WHAT YOU HAVE TO DO: Omit the pictures and print exactly the lines of the listing below, starting at the first and ending at the line containing "120, interval: 20".
====== MATERIAL PROVIDED
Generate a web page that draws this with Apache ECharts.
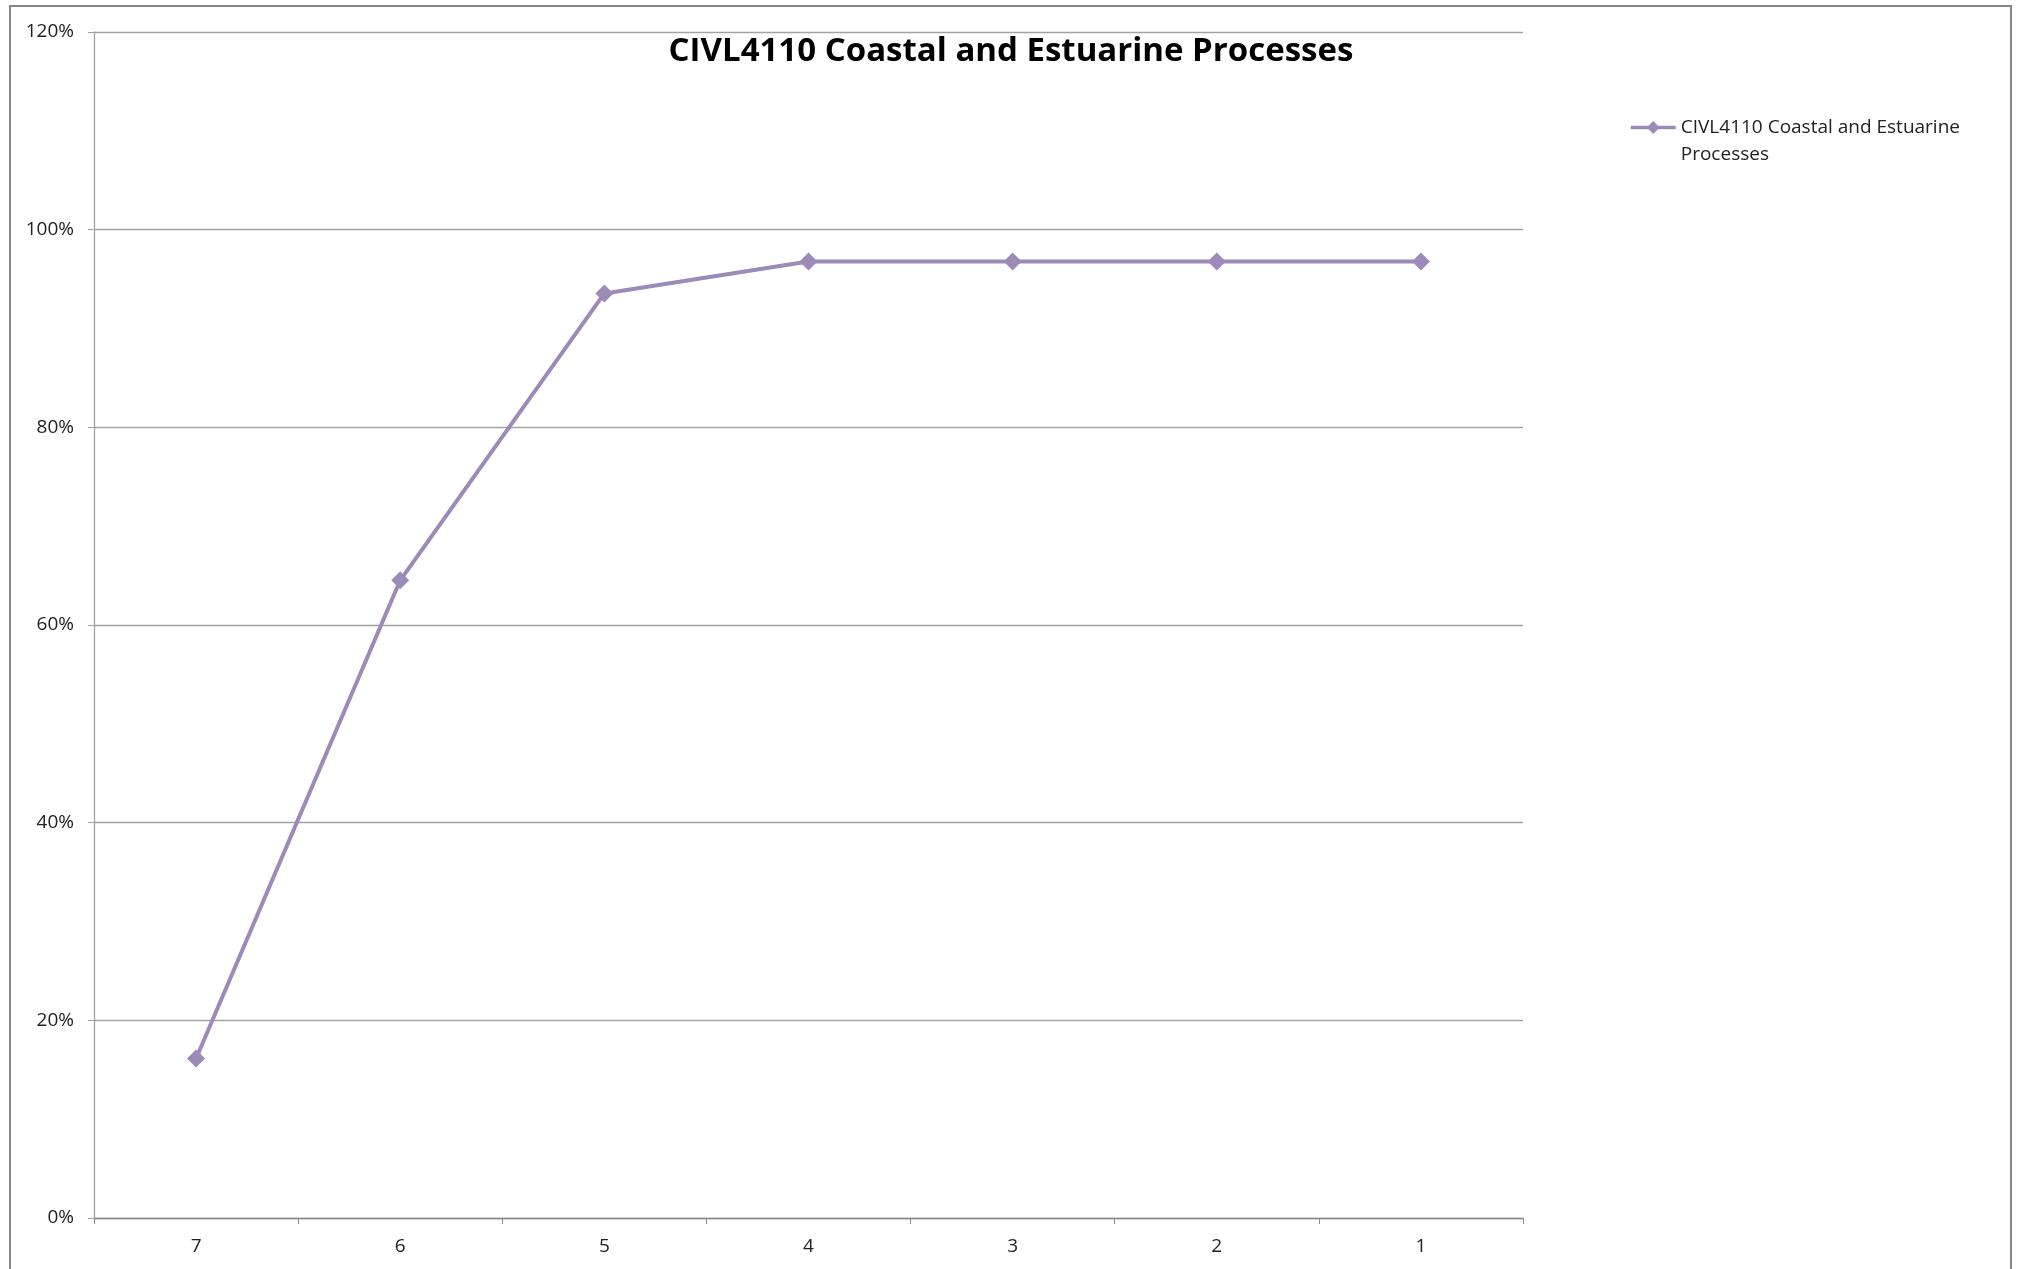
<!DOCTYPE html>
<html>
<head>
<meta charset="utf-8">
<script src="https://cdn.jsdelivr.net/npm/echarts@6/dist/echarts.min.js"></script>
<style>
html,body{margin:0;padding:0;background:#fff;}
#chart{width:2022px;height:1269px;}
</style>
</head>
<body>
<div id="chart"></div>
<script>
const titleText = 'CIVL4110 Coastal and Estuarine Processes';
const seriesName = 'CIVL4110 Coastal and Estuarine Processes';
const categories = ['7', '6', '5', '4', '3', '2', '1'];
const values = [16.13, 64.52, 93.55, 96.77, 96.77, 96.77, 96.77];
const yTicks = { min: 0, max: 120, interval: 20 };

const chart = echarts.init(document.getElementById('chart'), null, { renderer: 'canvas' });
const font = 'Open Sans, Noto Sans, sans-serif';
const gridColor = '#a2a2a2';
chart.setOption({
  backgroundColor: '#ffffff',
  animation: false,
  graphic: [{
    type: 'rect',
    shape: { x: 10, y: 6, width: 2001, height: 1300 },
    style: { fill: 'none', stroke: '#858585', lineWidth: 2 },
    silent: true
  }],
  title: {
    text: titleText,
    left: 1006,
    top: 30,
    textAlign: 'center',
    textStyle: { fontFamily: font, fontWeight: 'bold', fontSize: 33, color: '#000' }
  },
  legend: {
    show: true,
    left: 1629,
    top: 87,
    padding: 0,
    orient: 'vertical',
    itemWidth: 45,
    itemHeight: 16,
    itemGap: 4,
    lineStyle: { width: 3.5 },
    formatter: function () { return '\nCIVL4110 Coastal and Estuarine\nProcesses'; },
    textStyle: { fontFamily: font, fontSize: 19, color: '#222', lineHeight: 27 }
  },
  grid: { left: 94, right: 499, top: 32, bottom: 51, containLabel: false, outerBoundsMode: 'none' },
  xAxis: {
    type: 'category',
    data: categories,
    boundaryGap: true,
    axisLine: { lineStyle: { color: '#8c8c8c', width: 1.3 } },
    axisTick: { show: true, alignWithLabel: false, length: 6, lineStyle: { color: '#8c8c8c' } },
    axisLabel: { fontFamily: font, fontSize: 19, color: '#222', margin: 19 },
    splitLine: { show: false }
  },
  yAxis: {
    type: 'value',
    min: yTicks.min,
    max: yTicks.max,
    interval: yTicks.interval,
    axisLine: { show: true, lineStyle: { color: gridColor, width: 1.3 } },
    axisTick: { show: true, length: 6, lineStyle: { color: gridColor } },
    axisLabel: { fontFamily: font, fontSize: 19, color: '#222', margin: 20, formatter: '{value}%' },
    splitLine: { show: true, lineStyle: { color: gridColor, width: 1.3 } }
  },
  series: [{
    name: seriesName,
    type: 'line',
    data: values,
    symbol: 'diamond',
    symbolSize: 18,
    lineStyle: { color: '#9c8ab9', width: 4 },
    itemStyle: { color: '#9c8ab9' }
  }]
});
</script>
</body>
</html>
============
COMPLETE OUTPUT:
Generate a web page that draws this with Apache ECharts.
<!DOCTYPE html>
<html>
<head>
<meta charset="utf-8">
<script src="https://cdn.jsdelivr.net/npm/echarts@6/dist/echarts.min.js"></script>
<style>
html,body{margin:0;padding:0;background:#fff;}
#chart{width:2022px;height:1269px;}
</style>
</head>
<body>
<div id="chart"></div>
<script>
const titleText = 'CIVL4110 Coastal and Estuarine Processes';
const seriesName = 'CIVL4110 Coastal and Estuarine Processes';
const categories = ['7', '6', '5', '4', '3', '2', '1'];
const values = [16.13, 64.52, 93.55, 96.77, 96.77, 96.77, 96.77];
const yTicks = { min: 0, max: 120, interval: 20 };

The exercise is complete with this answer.